▸ WORK TO COMPLETE
Quote, line for line, the entries from the first through the one containing "(0,0) rectangle (586,452);". Pictures are left out.

▸ PROVIDED RECORDS
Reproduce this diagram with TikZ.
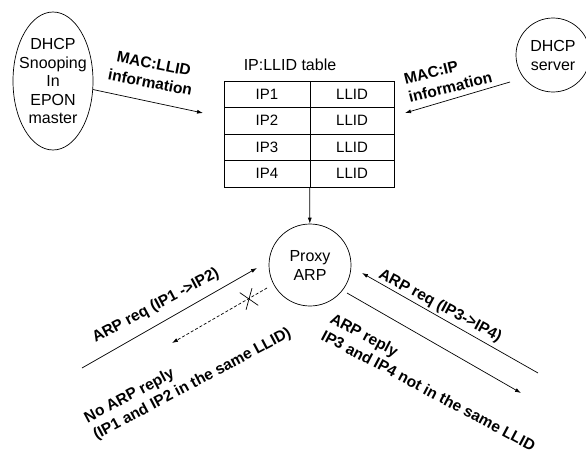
\documentclass[tikz,border=0pt]{standalone}
\usepackage{fontspec}
\setmainfont{Liberation Sans}
\usetikzlibrary{positioning,arrows.meta,shapes.geometric,shapes.misc}

\begin{document}
\begin{tikzpicture}[
    x=1pt, y=-1pt,
    >={Latex[length=6pt,width=4pt]},
    line width=0.7pt,
    cell/.style={rectangle, draw, minimum height=26.5pt, inner sep=0pt, font=\fontsize{15}{18}\selectfont},
    agent/.style={circle, draw, inner sep=0pt, align=center, font=\fontsize{16}{19}\selectfont},
    msg/.style={inner sep=0pt, font=\bfseries\fontsize{15.5}{19}\selectfont}
]
\useasboundingbox (0,0) rectangle (586,452);

% sources and proxy
\node[ellipse, draw, minimum width=80pt, minimum height=138pt, inner sep=0pt,
      label={[align=center, font=\fontsize{16}{18.5}\selectfont]center:DHCP\\Snooping\\In\\EPON\\master}] (snoop) at (53,81) {};
\node[agent, minimum size=74pt] (server) at (553,55) {DHCP\\server};
\node[agent, minimum size=82pt] (proxy) at (310,265) {Proxy\\ARP};

% IP:LLID table
\node[font=\fontsize{16}{19}\selectfont] (caption) at (290,65) {IP:LLID table};
\foreach \i in {1,...,4} {
    \node[cell, minimum width=86pt] (ip\i) at (267, 67.75+26.5*\i) {IP\i};
    \node[cell, minimum width=84pt] (llid\i) at (352, 67.75+26.5*\i) {LLID};
}

% feeding the table
\coordinate (macin) at (203,113);
\draw[->] (snoop) -- (macin);
\node[msg, align=center, rotate=-11] (maclabel) at (152,73) {MAC:LLID\\information};

\coordinate (ipout) at (510,82);
\coordinate (ipin) at (405,113);
\draw[->] (ipout) -- (ipin);
\node[msg, align=left, rotate=14] (iplabel) at (448,78) {MAC:IP\\information};

\draw[->] (llid4.south west) -- (proxy);

% left side: same LLID, no reply
\coordinate (reqAfrom) at (82,368);
\coordinate (reqAto) at (257,268);
\draw[->] (reqAfrom) -- (reqAto);
\node[msg, rotate=28] (reqAlabel) at (156,306) {ARP req (IP1 ->IP2)};

\coordinate (noreplyfrom) at (267,288);
\coordinate (noreplyto) at (172,343);
\draw[->, dash pattern=on 3pt off 2pt] (noreplyfrom) -- (noreplyto);
\node[cross out, draw, minimum width=17.6pt, minimum height=12.3pt, inner sep=0pt, rotate=-70] (block) at (249,299) {};
\node[msg, align=left, rotate=28] (noreplylabel) at (188,376) {No ARP reply\\(IP1 and IP2 in the same LLID)};

% right side: different LLID, reply
\coordinate (reqBfrom) at (538,373);
\coordinate (reqBto) at (362,273);
\draw[->] (reqBfrom) -- (reqBto);
\node[msg, rotate=-28] (reqBlabel) at (440,306) {ARP req (IP3->IP4)};

\coordinate (replyfrom) at (347,293);
\coordinate (replyto) at (521,393);
\draw[->] (replyfrom) -- (replyto);
\node[msg, align=left, rotate=-28] (replylabel) at (433,382) {ARP reply\\IP3 and IP4 not in the same LLID};
\end{tikzpicture}
\end{document}
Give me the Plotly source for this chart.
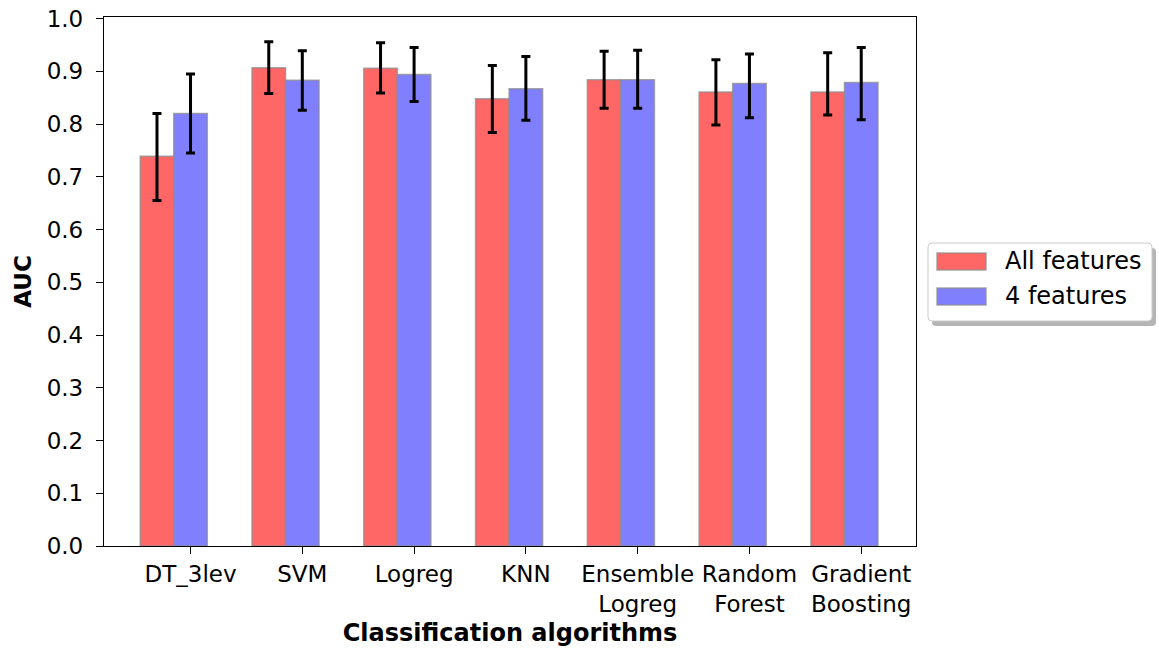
import numpy as np
import plotly.graph_objects as go

categories = ["DT_3lev", "SVM", "Logreg", "KNN", "Ensemble<br>Logreg", "Random<br>Forest", "Gradient<br>Boosting"]
all_auc = [0.739, 0.907, 0.906, 0.848, 0.884, 0.861, 0.861]
all_err_plus = [0.081, 0.049, 0.048, 0.063, 0.054, 0.061, 0.074]
all_err_minus = [0.084, 0.049, 0.047, 0.064, 0.054, 0.063, 0.044]
four_auc = [0.820, 0.883, 0.894, 0.867, 0.884, 0.877, 0.879]
four_err_plus = [0.075, 0.056, 0.051, 0.061, 0.056, 0.056, 0.066]
four_err_minus = [0.075, 0.057, 0.051, 0.060, 0.054, 0.065, 0.071]
y_ticks = [0.0, 0.1, 0.2, 0.3, 0.4, 0.5, 0.6, 0.7, 0.8, 0.9, 1.0]

W, H = 1159, 651
L, T = 104, 17
PW, PH = 812, 529
R, B = W - L - PW, H - T - PH

def px(x):  # pixel x -> paper
    return (x - L) / PW

def py(y):  # pixel y -> paper
    return (T + PH - y) / PH

FONT = "DejaVu Sans"
TICK_SIZE = 23
bar_w = 0.3
idx = np.arange(len(categories))
edge = dict(color="rgba(140,140,140,0.75)", width=1.5)
err_style = dict(type="data", color="black", thickness=3, width=4.5, symmetric=False)

fig = go.Figure()
fig.add_trace(go.Bar(
    x=idx, y=all_auc, width=bar_w, name="All features",
    marker=dict(color="rgb(255,102,102)", line=edge),
    error_y=dict(array=all_err_plus, arrayminus=all_err_minus, **err_style),
    showlegend=False,
))
fig.add_trace(go.Bar(
    x=idx + bar_w, y=four_auc, width=bar_w, name="4 features",
    marker=dict(color="rgb(128,128,255)", line=edge),
    error_y=dict(array=four_err_plus, arrayminus=four_err_minus, **err_style),
    showlegend=False,
))

# manual legend (matplotlib-like with shadow)
bx0, bx1, by0, by1 = 928, 1152, 243, 321
shapes = []
def rrect(x0, y0, x1, y1, r=4):
    X0, X1 = px(x0), px(x1)
    Y0, Y1 = py(y0), py(y1)
    rx, ry = r / PW, r / PH
    return (f"M {X0+rx},{Y0} L {X1-rx},{Y0} Q {X1},{Y0} {X1},{Y0-ry} "
            f"L {X1},{Y1+ry} Q {X1},{Y1} {X1-rx},{Y1} L {X0+rx},{Y1} "
            f"Q {X0},{Y1} {X0},{Y1+ry} L {X0},{Y0-ry} Q {X0},{Y0} {X0+rx},{Y0} Z")
shapes.append(dict(type="path", xref="paper", yref="paper", path=rrect(bx0 + 4, by0 + 5, bx1 + 4, by1 + 5),
                   fillcolor="rgba(120,120,120,0.55)", line=dict(width=0), layer="above"))
shapes.append(dict(type="path", xref="paper", yref="paper", path=rrect(bx0, by0, bx1, by1),
                   fillcolor="white", line=dict(color="rgb(204,204,204)", width=1), layer="above"))
shapes.append(dict(type="rect", xref="paper", yref="paper", x0=px(937), x1=px(986), y0=py(253), y1=py(270),
                   fillcolor="rgb(255,102,102)", line=edge, layer="above"))
shapes.append(dict(type="rect", xref="paper", yref="paper", x0=px(937), x1=px(986), y0=py(288), y1=py(305),
                   fillcolor="rgb(128,128,255)", line=edge, layer="above"))

annotations = [
    dict(text="All features", xref="paper", yref="paper", x=px(1003), y=py(261), xanchor="left", yanchor="middle",
         showarrow=False, font=dict(family=FONT, size=24, color="black")),
    dict(text="4 features", xref="paper", yref="paper", x=px(1003), y=py(296), xanchor="left", yanchor="middle",
         showarrow=False, font=dict(family=FONT, size=24, color="black")),
]

fig.update_layout(
    width=W, height=H,
    margin=dict(l=L, r=R, t=T, b=B, autoexpand=False),
    paper_bgcolor="white", plot_bgcolor="white",
    barmode="overlay",
    font=dict(family=FONT, size=TICK_SIZE, color="black"),
    shapes=shapes, annotations=annotations,
    xaxis=dict(
        range=[-0.474, 6.79],
        tickvals=list(idx + bar_w), ticktext=categories,
        showgrid=False, zeroline=False, automargin=False,
        showline=True, linecolor="black", linewidth=1.3, mirror=True,
        ticks="outside", ticklen=7, tickwidth=1.3, tickcolor="black",
        ticklabelstandoff=0,
        tickfont=dict(family=FONT, size=TICK_SIZE, color="black"),
        title=dict(text="<b>Classification algorithms</b>", font=dict(family=FONT, size=24, color="black"), standoff=8),
    ),
    yaxis=dict(
        range=[0, 1.003],
        tickvals=y_ticks, ticktext=[f"{v:.1f}" for v in y_ticks],
        showgrid=False, zeroline=False, automargin=False,
        showline=True, linecolor="black", linewidth=1.3, mirror=True,
        ticks="outside", ticklen=7, tickwidth=1.3, tickcolor="black",
        ticklabelstandoff=8, ticklabeloverflow="allow",
        tickfont=dict(family=FONT, size=TICK_SIZE, color="black"),
        title=dict(text="<b>AUC</b>", font=dict(family=FONT, size=23, color="black"), standoff=8),
    ),
)

fig.write_html("out.html", config={"displayModeBar": False},
               post_script="document.body.style.margin='0px';document.body.style.overflow='hidden';")
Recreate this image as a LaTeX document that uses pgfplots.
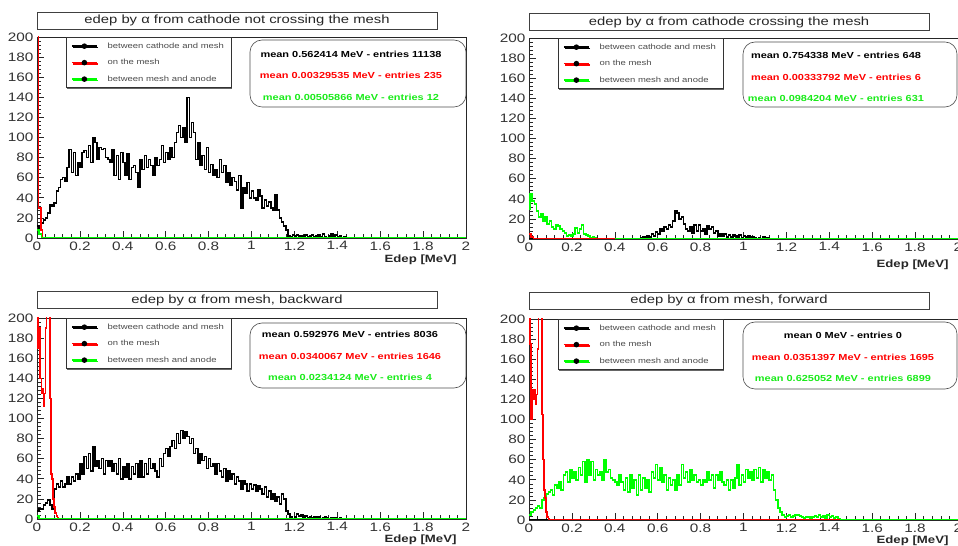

▸ REPLY TO THE EXERCISE
Reproduce this diagram with TikZ.
\documentclass[tikz,border=0pt]{standalone}
\usepackage{fontspec}
\setmainfont{Liberation Sans}
\usetikzlibrary{positioning,arrows.meta,shapes.geometric,shapes.misc}

\begin{document}
\begin{tikzpicture}[
    x=1pt, y=-1pt,
    >={Latex[length=6pt,width=4pt]},
    line width=0.7pt,
    cell/.style={rectangle, draw, minimum height=26.5pt, inner sep=0pt, font=\fontsize{15}{18}\selectfont},
    agent/.style={circle, draw, inner sep=0pt, align=center, font=\fontsize{16}{19}\selectfont},
    msg/.style={inner sep=0pt, font=\bfseries\fontsize{15.5}{19}\selectfont}
]
\useasboundingbox (0,0) rectangle (586,452);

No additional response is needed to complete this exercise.